*THE TASK*
Make an exact copy of the data below, leaving out every picture.

*ENTRIES*

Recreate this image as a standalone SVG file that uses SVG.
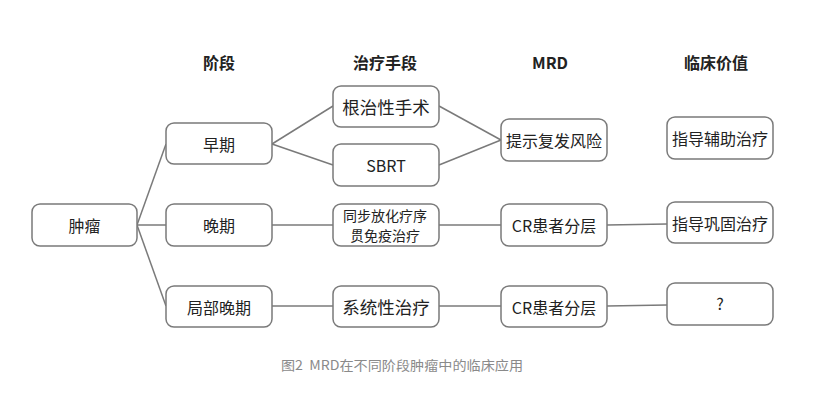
<svg xmlns="http://www.w3.org/2000/svg" width="813" height="403" viewBox="0 0 813 403">
<style>
  .box { fill: #ffffff; stroke: #7a7a7a; stroke-width: 1.5; }
  .t { font-family: "Noto Sans CJK SC", "Noto Sans", sans-serif; font-size: 16px; fill: #222222; text-anchor: middle; dominant-baseline: central; }
  .big { font-size: 17.5px; }
  .sm { font-size: 14px; }
  .h { font-family: "Noto Sans CJK SC", "Noto Sans", sans-serif; font-size: 16px; font-weight: bold; fill: #222222; text-anchor: middle; dominant-baseline: central; }
  .cap { font-family: "Noto Sans CJK SC", "Noto Sans", sans-serif; font-size: 13px; fill: #8a8a8a; dominant-baseline: central; }
  .ln { stroke: #7a7a7a; stroke-width: 1.5; fill: none; }
</style>
<rect width="813" height="403" fill="#ffffff"/>
<g id="headers">
  <text class="h" x="219" y="62">阶段</text>
  <text class="h" x="385" y="62">治疗手段</text>
  <text class="h" x="550" y="62">MRD</text>
  <text class="h" x="716" y="62">临床价值</text>
</g>
<g id="connectors">
  <line class="ln" x1="137" y1="225" x2="166" y2="144"/>
  <line class="ln" x1="137" y1="225" x2="166" y2="225"/>
  <line class="ln" x1="137" y1="225" x2="166" y2="306"/>
  <line class="ln" x1="272" y1="144" x2="333" y2="106"/>
  <line class="ln" x1="272" y1="144" x2="333" y2="165"/>
  <line class="ln" x1="439" y1="106" x2="501" y2="140"/>
  <line class="ln" x1="439" y1="165" x2="501" y2="140"/>
  <line class="ln" x1="272" y1="225" x2="333" y2="225"/>
  <line class="ln" x1="439" y1="225" x2="501" y2="225"/>
  <line class="ln" x1="607" y1="225" x2="667" y2="224"/>
  <line class="ln" x1="272" y1="306" x2="333" y2="306"/>
  <line class="ln" x1="439" y1="306" x2="501" y2="306"/>
  <line class="ln" x1="607" y1="306" x2="667" y2="305"/>
</g>
<g id="n-zhongliu"><rect class="box" x="32" y="204" width="105" height="42" rx="8"/><text class="t" x="84.5" y="225">肿瘤</text></g>
<g id="n-zaoqi"><rect class="box" x="166" y="123" width="106" height="41" rx="8"/><text class="t" x="219" y="143.5">早期</text></g>
<g id="n-wanqi"><rect class="box" x="166" y="204" width="106" height="42" rx="8"/><text class="t" x="219" y="225">晚期</text></g>
<g id="n-jubu"><rect class="box" x="166" y="286" width="106" height="41" rx="8"/><text class="t" x="219" y="306.5">局部晚期</text></g>
<g id="n-genzhi"><rect class="box" x="333" y="86" width="106" height="41" rx="8"/><text class="t big" x="386" y="106.5">根治性手术</text></g>
<g id="n-sbrt"><rect class="box" x="333" y="144" width="106" height="42" rx="8"/><text class="t" x="386" y="165">SBRT</text></g>
<g id="n-tongbu"><rect class="box" x="333" y="204" width="106" height="42" rx="8"/><text class="t sm" x="385" y="214.5">同步放化疗序</text><text class="t sm" x="385" y="235">贯免疫治疗</text></g>
<g id="n-xitong"><rect class="box" x="333" y="286" width="106" height="41" rx="8"/><text class="t big" x="386" y="306.5">系统性治疗</text></g>
<g id="n-tishi"><rect class="box" x="501" y="119" width="106" height="42" rx="8"/><text class="t" x="554" y="140">提示复发风险</text></g>
<g id="n-cr1"><rect class="box" x="501" y="204" width="106" height="42" rx="8"/><text class="t" x="554" y="225">CR患者分层</text></g>
<g id="n-cr2"><rect class="box" x="501" y="286" width="106" height="41" rx="8"/><text class="t" x="554" y="306.5">CR患者分层</text></g>
<g id="n-fuzhu"><rect class="box" x="667" y="117" width="106" height="42" rx="8"/><text class="t" x="720" y="138">指导辅助治疗</text></g>
<g id="n-gonggu"><rect class="box" x="667" y="202" width="106" height="41" rx="8"/><text class="t" x="720" y="222.5">指导巩固治疗</text></g>
<g id="n-q"><rect class="box" x="667" y="283" width="106" height="42" rx="8"/><text class="t" x="720" y="303">?</text></g>
<text class="cap" x="281" y="364" textLength="242" lengthAdjust="spacingAndGlyphs">图2&#160; MRD在不同阶段肿瘤中的临床应用</text>
</svg>
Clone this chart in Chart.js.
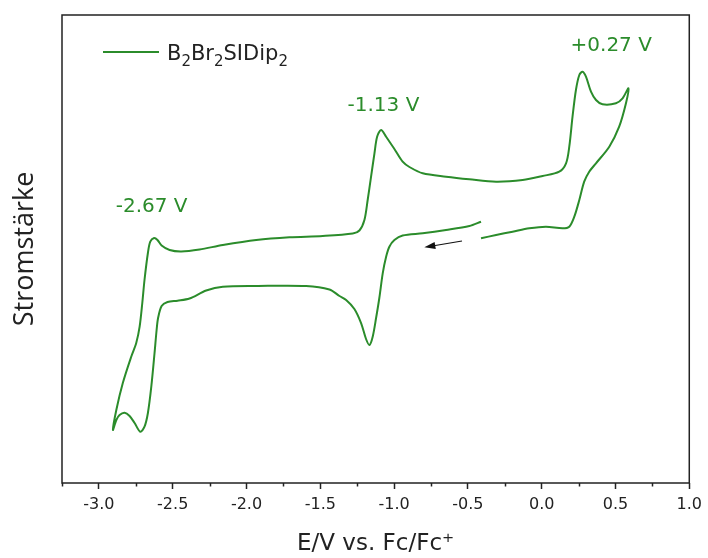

*IN RESPONSE*
Recreate this image as a standalone SVG file that uses SVG.
<svg xmlns="http://www.w3.org/2000/svg" width="813" height="403" viewBox="0 0 813 403">
<style>
  .box { fill: #ffffff; stroke: #7a7a7a; stroke-width: 1.5; }
  .t { font-family: "Noto Sans CJK SC", "Noto Sans", sans-serif; font-size: 16px; fill: #222222; text-anchor: middle; dominant-baseline: central; }
  .big { font-size: 17.5px; }
  .sm { font-size: 14px; }
  .h { font-family: "Noto Sans CJK SC", "Noto Sans", sans-serif; font-size: 16px; font-weight: bold; fill: #222222; text-anchor: middle; dominant-baseline: central; }
  .cap { font-family: "Noto Sans CJK SC", "Noto Sans", sans-serif; font-size: 13px; fill: #8a8a8a; dominant-baseline: central; }
  .ln { stroke: #7a7a7a; stroke-width: 1.5; fill: none; }
</style>
<rect width="813" height="403" fill="#ffffff"/>
<g id="headers">
  <text class="h" x="219" y="62">阶段</text>
  <text class="h" x="385" y="62">治疗手段</text>
  <text class="h" x="550" y="62">MRD</text>
  <text class="h" x="716" y="62">临床价值</text>
</g>
<g id="connectors">
  <line class="ln" x1="137" y1="225" x2="166" y2="144"/>
  <line class="ln" x1="137" y1="225" x2="166" y2="225"/>
  <line class="ln" x1="137" y1="225" x2="166" y2="306"/>
  <line class="ln" x1="272" y1="144" x2="333" y2="106"/>
  <line class="ln" x1="272" y1="144" x2="333" y2="165"/>
  <line class="ln" x1="439" y1="106" x2="501" y2="140"/>
  <line class="ln" x1="439" y1="165" x2="501" y2="140"/>
  <line class="ln" x1="272" y1="225" x2="333" y2="225"/>
  <line class="ln" x1="439" y1="225" x2="501" y2="225"/>
  <line class="ln" x1="607" y1="225" x2="667" y2="224"/>
  <line class="ln" x1="272" y1="306" x2="333" y2="306"/>
  <line class="ln" x1="439" y1="306" x2="501" y2="306"/>
  <line class="ln" x1="607" y1="306" x2="667" y2="305"/>
</g>
<g id="n-zhongliu"><rect class="box" x="32" y="204" width="105" height="42" rx="8"/><text class="t" x="84.5" y="225">肿瘤</text></g>
<g id="n-zaoqi"><rect class="box" x="166" y="123" width="106" height="41" rx="8"/><text class="t" x="219" y="143.5">早期</text></g>
<g id="n-wanqi"><rect class="box" x="166" y="204" width="106" height="42" rx="8"/><text class="t" x="219" y="225">晚期</text></g>
<g id="n-jubu"><rect class="box" x="166" y="286" width="106" height="41" rx="8"/><text class="t" x="219" y="306.5">局部晚期</text></g>
<g id="n-genzhi"><rect class="box" x="333" y="86" width="106" height="41" rx="8"/><text class="t big" x="386" y="106.5">根治性手术</text></g>
<g id="n-sbrt"><rect class="box" x="333" y="144" width="106" height="42" rx="8"/><text class="t" x="386" y="165">SBRT</text></g>
<g id="n-tongbu"><rect class="box" x="333" y="204" width="106" height="42" rx="8"/><text class="t sm" x="385" y="214.5">同步放化疗序</text><text class="t sm" x="385" y="235">贯免疫治疗</text></g>
<g id="n-xitong"><rect class="box" x="333" y="286" width="106" height="41" rx="8"/><text class="t big" x="386" y="306.5">系统性治疗</text></g>
<g id="n-tishi"><rect class="box" x="501" y="119" width="106" height="42" rx="8"/><text class="t" x="554" y="140">提示复发风险</text></g>
<g id="n-cr1"><rect class="box" x="501" y="204" width="106" height="42" rx="8"/><text class="t" x="554" y="225">CR患者分层</text></g>
<g id="n-cr2"><rect class="box" x="501" y="286" width="106" height="41" rx="8"/><text class="t" x="554" y="306.5">CR患者分层</text></g>
<g id="n-fuzhu"><rect class="box" x="667" y="117" width="106" height="42" rx="8"/><text class="t" x="720" y="138">指导辅助治疗</text></g>
<g id="n-gonggu"><rect class="box" x="667" y="202" width="106" height="41" rx="8"/><text class="t" x="720" y="222.5">指导巩固治疗</text></g>
<g id="n-q"><rect class="box" x="667" y="283" width="106" height="42" rx="8"/><text class="t" x="720" y="303">?</text></g>
<text class="cap" x="281" y="364" textLength="242" lengthAdjust="spacingAndGlyphs">图2&#160; MRD在不同阶段肿瘤中的临床应用</text>
</svg>
Clone this chart in Chart.js.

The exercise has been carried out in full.